### Your task
Output the first line of the listing and each line after it, up to and including the line that contains "const so4Ticks = [0, 1, 2, 3];", exactly as written, minus the pictures.
## begin
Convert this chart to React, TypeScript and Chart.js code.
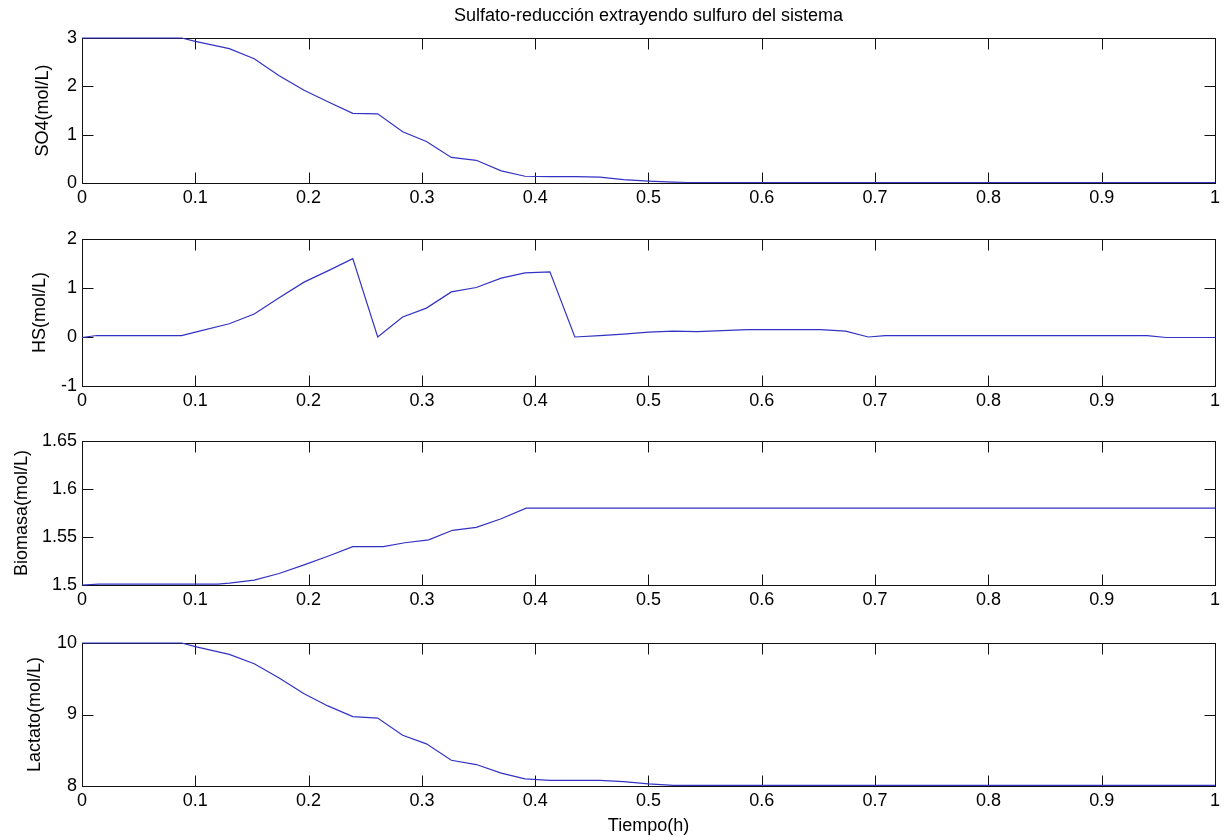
import React, { useEffect, useRef } from "react";
import { Chart, registerables } from "chart.js";

Chart.register(...registerables);

// ---------- data ----------
const xTickValues = [0, 0.1, 0.2, 0.3, 0.4, 0.5, 0.6, 0.7, 0.8, 0.9, 1];

const so4T = [0, 0.088, 0.1, 0.13, 0.152, 0.174, 0.196, 0.217, 0.239, 0.261, 0.283, 0.304, 0.326, 0.348, 0.37, 0.391, 0.413, 0.435, 0.457, 0.478, 0.5, 0.522, 0.535, 1];
const so4V = [3, 3, 2.93, 2.78, 2.57, 2.22, 1.92, 1.68, 1.44, 1.43, 1.06, 0.86, 0.53, 0.47, 0.25, 0.14, 0.13, 0.13, 0.12, 0.07, 0.04, 0.02, 0.01, 0.01];
const so4Ticks = [0, 1, 2, 3];

const hsT = [0, 0.013, 0.088, 0.1, 0.13, 0.152, 0.174, 0.196, 0.217, 0.239, 0.261, 0.283, 0.304, 0.326, 0.348, 0.37, 0.391, 0.413, 0.435, 0.457, 0.478, 0.5, 0.522, 0.543, 0.565, 0.587, 0.609, 0.63, 0.652, 0.674, 0.694, 0.709, 0.94, 0.957, 1];
const hsV = [-0.01, 0.03, 0.03, 0.1, 0.27, 0.47, 0.8, 1.12, 1.35, 1.6, 0.0, 0.41, 0.59, 0.92, 1.01, 1.2, 1.31, 1.33, 0.0, 0.03, 0.06, 0.1, 0.12, 0.11, 0.13, 0.15, 0.15, 0.15, 0.15, 0.12, 0.0, 0.03, 0.03, -0.01, -0.01];
const hsTicks = [-1, 0, 1, 2];

const bioT = [0, 0.015, 0.12, 0.13, 0.152, 0.174, 0.196, 0.217, 0.239, 0.266, 0.285, 0.306, 0.327, 0.348, 0.37, 0.392, 1];
const bioV = [1.5, 1.501, 1.501, 1.502, 1.505, 1.512, 1.521, 1.53, 1.54, 1.54, 1.544, 1.547, 1.557, 1.56, 1.569, 1.58, 1.58];
const bioTicks = [1.5, 1.55, 1.6, 1.65];

const lacT = [0, 0.088, 0.1, 0.13, 0.152, 0.174, 0.196, 0.217, 0.239, 0.261, 0.283, 0.304, 0.326, 0.348, 0.37, 0.391, 0.413, 0.457, 0.478, 0.5, 0.522, 1];
const lacV = [10, 10, 9.95, 9.84, 9.71, 9.51, 9.29, 9.12, 8.97, 8.95, 8.71, 8.59, 8.36, 8.3, 8.18, 8.1, 8.08, 8.08, 8.06, 8.03, 8.01, 8.01];
const lacTicks = [8, 9, 10];

const mainTitle = "Sulfato-reducción extrayendo sulfuro del sistema";
const xAxisTitle = "Tiempo(h)";
const yTitles = ["SO4(mol/L)", "HS(mol/L)", "Biomasa(mol/L)", "Lactato(mol/L)"];

// ---------- layout ----------
const W = 1224;
const H = 837;
const PLOT_LEFT = 82;
const PLOT_RIGHT = 1217;
const TOPS = [38, 239, 441, 643];
const BOTTOMS = [183, 386, 585, 786];
const Y_TITLE_CENTER = [43, 40, 22, 35];
const FONT_SIZE = 18;
const FONT_FAMILY = "'Liberation Sans', Arial, Helvetica, sans-serif";
const LINE_COLOR = "rgb(50,50,195)";
const TICK_LEN = 11;

const boxPlugin = {
  id: "matlabBox",
  beforeDatasetsDraw(chart: any) {
    const { ctx, chartArea: a, scales } = chart;
    ctx.save();
    ctx.strokeStyle = "#111";
    ctx.lineWidth = 1;
    const l = Math.round(a.left) + 0.5;
    const r = Math.round(a.right) + 0.5;
    const t = Math.round(a.top) + 0.5;
    const b = Math.round(a.bottom) + 0.5;
    ctx.strokeRect(l, t, r - l, b - t);
    ctx.beginPath();
    for (const tk of scales.x.ticks) {
      const px = Math.round(scales.x.getPixelForValue(tk.value)) + 0.5;
      ctx.moveTo(px, t);
      ctx.lineTo(px, t + TICK_LEN);
      ctx.moveTo(px, b);
      ctx.lineTo(px, b - TICK_LEN);
    }
    for (const tk of scales.y.ticks) {
      const py = Math.round(scales.y.getPixelForValue(tk.value)) + 0.5;
      ctx.moveTo(l, py);
      ctx.lineTo(l + TICK_LEN, py);
      ctx.moveTo(r, py);
      ctx.lineTo(r - TICK_LEN, py);
    }
    ctx.stroke();
    ctx.restore();
  },
};

type SubProps = {
  idx: number;
  times: number[];
  values: number[];
  yTicks: number[];
  yDecimals: number;
};

function Subplot({ idx, times, values, yTicks, yDecimals }: SubProps) {
  const ref = useRef<HTMLCanvasElement | null>(null);
  const isFirst = idx === 0;
  const isLast = idx === 3;
  const plotTop = TOPS[idx];
  const plotBottom = BOTTOMS[idx];
  const canvasTop = isFirst ? 0 : plotTop - 20;
  const canvasBottom = isLast ? H : plotBottom + 40;
  const canvasH = canvasBottom - canvasTop;
  const padTop = isFirst ? 0 : 20;
  const xH = canvasBottom - plotBottom;

  useEffect(() => {
    if (!ref.current) return;
    const lh = FONT_SIZE * 1.2;
    const font = { family: FONT_FAMILY, size: FONT_SIZE };
    const chart = new Chart(ref.current, {
      type: "line",
      data: {
        datasets: [
          {
            data: times.map((t, i) => ({ x: t, y: values[i] })),
            borderColor: LINE_COLOR,
            borderWidth: 1.2,
            pointRadius: 0,
            tension: 0,
            fill: false,
            clip: 3,
          },
        ],
      },
      options: {
        responsive: false,
        animation: false,
        events: [],
        layout: { padding: { left: 0, right: W - PLOT_RIGHT, top: padTop, bottom: 0 } },
        plugins: {
          legend: { display: false },
          tooltip: { enabled: false },
          title: {
            display: isFirst,
            text: mainTitle,
            fullSize: false,
            color: "#000",
            font: { family: FONT_FAMILY, size: FONT_SIZE, weight: "normal" },
            padding: { top: 16 - lh / 2, bottom: plotTop - (16 - lh / 2) - lh },
          },
        },
        scales: {
          x: {
            type: "linear",
            min: 0,
            max: 1,
            grid: { display: false, drawTicks: false },
            border: { display: false },
            ticks: {
              color: "#000",
              font,
              padding: 4,
              maxRotation: 0,
              autoSkip: false,
              callback: (v: any) => String(Number(Number(v).toFixed(1))),
            },
            afterBuildTicks: (s: any) => {
              s.ticks = xTickValues.map((v) => ({ value: v }));
            },
            afterFit: (s: any) => {
              s.height = xH;
            },
            title: {
              display: isLast,
              text: xAxisTitle,
              color: "#000",
              font,
              padding: { top: 0, bottom: 0 },
            },
          },
          y: {
            type: "linear",
            min: yTicks[0],
            max: yTicks[yTicks.length - 1],
            grid: { display: false, drawTicks: false },
            border: { display: false },
            ticks: {
              color: "#000",
              font,
              padding: 5,
              autoSkip: false,
              callback: (v: any) => String(Number(Number(v).toFixed(yDecimals))),
            },
            afterBuildTicks: (s: any) => {
              s.ticks = yTicks.map((v) => ({ value: v }));
            },
            afterFit: (s: any) => {
              s.width = PLOT_LEFT;
            },
            title: {
              display: true,
              text: yTitles[idx],
              color: "#000",
              font,
              padding: { top: Y_TITLE_CENTER[idx] - lh / 2, bottom: 0 },
            },
          },
        },
      },
      plugins: [boxPlugin],
    } as any);
    return () => chart.destroy();
  }, []);

  return (
    <canvas
      ref={ref}
      width={W}
      height={canvasH}
      style={{ position: "absolute", left: 0, top: canvasTop, width: W, height: canvasH }}
    />
  );
}

export default function App() {
  return (
    <div style={{ position: "absolute", left: 0, top: 0, width: W, height: H, background: "#fff", overflow: "hidden" }}>
      <Subplot idx={0} times={so4T} values={so4V} yTicks={so4Ticks} yDecimals={0} />
      <Subplot idx={1} times={hsT} values={hsV} yTicks={hsTicks} yDecimals={0} />
      <Subplot idx={2} times={bioT} values={bioV} yTicks={bioTicks} yDecimals={2} />
      <Subplot idx={3} times={lacT} values={lacV} yTicks={lacTicks} yDecimals={0} />
    </div>
  );
}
## end
### Solution below
Convert this chart to React, TypeScript and Chart.js code.
import React, { useEffect, useRef } from "react";
import { Chart, registerables } from "chart.js";

Chart.register(...registerables);

// ---------- data ----------
const xTickValues = [0, 0.1, 0.2, 0.3, 0.4, 0.5, 0.6, 0.7, 0.8, 0.9, 1];

const so4T = [0, 0.088, 0.1, 0.13, 0.152, 0.174, 0.196, 0.217, 0.239, 0.261, 0.283, 0.304, 0.326, 0.348, 0.37, 0.391, 0.413, 0.435, 0.457, 0.478, 0.5, 0.522, 0.535, 1];
const so4V = [3, 3, 2.93, 2.78, 2.57, 2.22, 1.92, 1.68, 1.44, 1.43, 1.06, 0.86, 0.53, 0.47, 0.25, 0.14, 0.13, 0.13, 0.12, 0.07, 0.04, 0.02, 0.01, 0.01];
const so4Ticks = [0, 1, 2, 3];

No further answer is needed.